**Available data**:
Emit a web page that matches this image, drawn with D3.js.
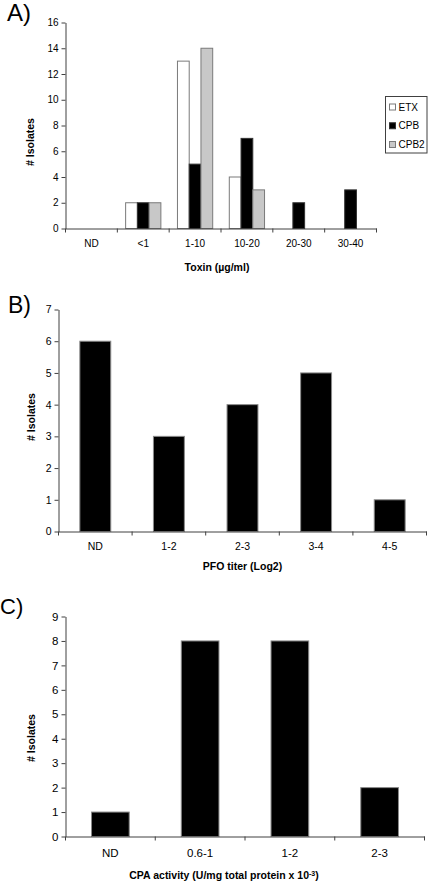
<!DOCTYPE html>
<html>
<head>
<meta charset="utf-8">
<script src="https://cdn.jsdelivr.net/npm/d3@7"></script>
<style>
  html, body { margin: 0; padding: 0; background: #fff; }
  svg { display: block; font-family: "Liberation Sans", Arial, sans-serif; }
</style>
</head>
<body>
<svg id="chart" width="432" height="882"></svg>
<script>
// ---- Data ----
const catsA = ["ND", "<1", "1-10", "10-20", "20-30", "30-40"];
const seriesA = ["ETX", "CPB", "CPB2"];
const etxA = [0, 2, 13, 4, 0, 0];
const cpbA = [0, 2, 5, 7, 2, 3];
const cpb2A = [0, 2, 14, 3, 0, 0];
const ticksA = [0, 2, 4, 6, 8, 10, 12, 14, 16];

const catsB = ["ND", "1-2", "2-3", "3-4", "4-5"];
const valsB = [6, 3, 4, 5, 1];
const ticksB = [0, 1, 2, 3, 4, 5, 6, 7];

const catsC = ["ND", "0.6-1", "1-2", "2-3"];
const valsC = [1, 8, 8, 2];
const ticksC = [0, 1, 2, 3, 4, 5, 6, 7, 8, 9];

// ---- Styles ----
const AXIS = "#404040";
const seriesFill = { ETX: "#ffffff", CPB: "#000000", CPB2: "#c8c8c8" };
const seriesStroke = { ETX: "#7a7a7a", CPB: "#333333", CPB2: "#7a7a7a" };

const svg = d3.select("#chart");

function panel(cfg) {
  const g = svg.append("g");
  const x = d3.scaleBand().domain(cfg.cats).range([cfg.x0, cfg.x1]).padding(0);
  const y = d3.scaleLinear().domain([0, d3.max(cfg.ticks)]).range([cfg.yb, cfg.yt]);

  // bars
  if (cfg.series) {
    const inner = d3.scaleBand().domain(cfg.series.map(s => s.name))
      .range([x.bandwidth() * cfg.gpad, x.bandwidth() * (1 - cfg.gpad)]).padding(0);
    cfg.series.forEach(s => {
      g.append("g").selectAll("rect")
        .data(cfg.cats.map((c, i) => ({ c, v: s.values[i] })).filter(d => d.v > 0))
        .join("rect")
        .attr("x", d => x(d.c) + inner(s.name))
        .attr("width", inner.bandwidth())
        .attr("y", d => y(d.v))
        .attr("height", d => y(0) - y(d.v))
        .attr("fill", seriesFill[s.name])
        .attr("stroke", seriesStroke[s.name])
        .attr("stroke-width", 1);
    });
  } else {
    const inner = d3.scaleBand().domain(["v"])
      .range([x.bandwidth() * cfg.gpad, x.bandwidth() * (1 - cfg.gpad)]).padding(0);
    g.append("g").selectAll("rect")
      .data(cfg.cats.map((c, i) => ({ c, v: cfg.values[i] })))
      .join("rect")
      .attr("x", d => x(d.c) + inner("v"))
      .attr("width", inner.bandwidth())
      .attr("y", d => y(d.v))
      .attr("height", d => y(0) - y(d.v))
      .attr("fill", "#000")
      .attr("stroke", "#8a8a8a")
      .attr("stroke-width", 1);
  }

  // y axis
  const ya = g.append("g").attr("transform", `translate(${cfg.x0},0)`)
    .call(d3.axisLeft(y).tickValues(cfg.ticks).tickFormat(d3.format("d"))
      .tickSizeInner(4).tickSizeOuter(0).tickPadding(3));
  ya.select(".domain").attr("stroke", AXIS);
  ya.selectAll(".tick line").attr("stroke", AXIS);
  ya.selectAll(".tick text").attr("font-size", cfg.fs).attr("fill", "#000")
    .attr("font-family", "Liberation Sans, Arial, sans-serif");

  // x axis: labels at centres, tick marks at category boundaries
  const xa = g.append("g").attr("transform", `translate(0,${cfg.yb})`)
    .call(d3.axisBottom(x).tickSize(0).tickPadding(cfg.lpad).tickSizeOuter(0));
  xa.select(".domain").attr("stroke", AXIS);
  xa.selectAll(".tick text").attr("font-size", cfg.fs).attr("fill", "#000")
    .attr("font-family", "Liberation Sans, Arial, sans-serif");
  const bounds = cfg.cats.map(c => x(c)).concat([x.range()[1]]);
  xa.selectAll("line.bt").data(bounds).join("line").attr("class", "bt")
    .attr("x1", d => d).attr("x2", d => d).attr("y1", 0).attr("y2", 4)
    .attr("stroke", AXIS);

  // axis titles
  g.append("text")
    .attr("transform", `translate(${cfg.ytx},${cfg.yty}) rotate(-90)`)
    .attr("text-anchor", "middle").attr("dy", "0.35em")
    .attr("font-size", cfg.tfs).attr("font-weight", "bold").text("# Isolates");
  const xt = g.append("text")
    .attr("x", cfg.xtx).attr("y", cfg.xty).attr("dy", "0.35em")
    .attr("text-anchor", "middle").attr("font-size", cfg.tfs).attr("font-weight", "bold");
  cfg.xtitle(xt);

  // panel letter
  g.append("text").attr("x", cfg.lx).attr("y", cfg.ly)
    .attr("font-size", cfg.lfs).text(cfg.letter);
  return { g, x, y };
}

// Panel A
panel({
  cats: catsA, ticks: ticksA,
  series: [
    { name: "ETX", values: etxA },
    { name: "CPB", values: cpbA },
    { name: "CPB2", values: cpb2A }
  ],
  gpad: 0.16,
  x0: 65.5, x1: 376.5, yb: 228.5, yt: 22.5,
  fs: 10, tfs: 10.5, lpad: 11,
  ytx: 30, yty: 142, xtx: 217, xty: 267,
  xtitle: t => t.text("Toxin (µg/ml)"),
  letter: "A)", lx: 7, ly: 21, lfs: 24
});

// Legend A
const leg = svg.append("g");
leg.append("rect").attr("x", 385.5).attr("y", 96.5).attr("width", 41.5).attr("height", 56.5)
  .attr("fill", "#fff").attr("stroke", AXIS);
const legY = d3.scalePoint().domain(seriesA).range([107, 144.5]);
seriesA.forEach(s => {
  leg.append("rect").attr("x", 389.5).attr("y", legY(s) - 3).attr("width", 6).attr("height", 6)
    .attr("fill", seriesFill[s]).attr("stroke", seriesStroke[s]);
  leg.append("text").attr("x", 398.5).attr("y", legY(s)).attr("dy", "0.35em")
    .attr("font-size", 10).text(s);
});

// Panel B
panel({
  cats: catsB, ticks: ticksB, values: valsB,
  gpad: 0.29,
  x0: 58.5, x1: 426.5, yb: 531.5, yt: 309.5,
  fs: 10.5, tfs: 10.5, lpad: 11,
  ytx: 31.5, yty: 417, xtx: 242.5, xty: 566.5,
  xtitle: t => t.text("PFO titer (Log2)"),
  letter: "B)", lx: 8, ly: 313, lfs: 23
});

// Panel C
panel({
  cats: catsC, ticks: ticksC, values: valsC,
  gpad: 0.29,
  x0: 65.5, x1: 424.5, yb: 836.5, yt: 616.5,
  fs: 11.5, tfs: 10.5, lpad: 12,
  ytx: 31.5, yty: 738, xtx: 224, xty: 875,
  xtitle: t => {
    t.append("tspan").text("CPA activity (U/mg total protein x 10");
    t.append("tspan").attr("font-size", 7).attr("dy", "-0.45em").text("-3");
    t.append("tspan").attr("dy", "0.35em").text(")");
  },
  letter: "C)", lx: 0, ly: 614, lfs: 22
});
</script>
</body>
</html>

**Exercise brief**: Emit the lines of the material exactly, from its first line to the line containing "5, 6, 7, 8, 9];", inclusive; leave every picture out.

**Answer**:
Emit a web page that matches this image, drawn with D3.js.
<!DOCTYPE html>
<html>
<head>
<meta charset="utf-8">
<script src="https://cdn.jsdelivr.net/npm/d3@7"></script>
<style>
  html, body { margin: 0; padding: 0; background: #fff; }
  svg { display: block; font-family: "Liberation Sans", Arial, sans-serif; }
</style>
</head>
<body>
<svg id="chart" width="432" height="882"></svg>
<script>
// ---- Data ----
const catsA = ["ND", "<1", "1-10", "10-20", "20-30", "30-40"];
const seriesA = ["ETX", "CPB", "CPB2"];
const etxA = [0, 2, 13, 4, 0, 0];
const cpbA = [0, 2, 5, 7, 2, 3];
const cpb2A = [0, 2, 14, 3, 0, 0];
const ticksA = [0, 2, 4, 6, 8, 10, 12, 14, 16];

const catsB = ["ND", "1-2", "2-3", "3-4", "4-5"];
const valsB = [6, 3, 4, 5, 1];
const ticksB = [0, 1, 2, 3, 4, 5, 6, 7];

const catsC = ["ND", "0.6-1", "1-2", "2-3"];
const valsC = [1, 8, 8, 2];
const ticksC = [0, 1, 2, 3, 4, 5, 6, 7, 8, 9];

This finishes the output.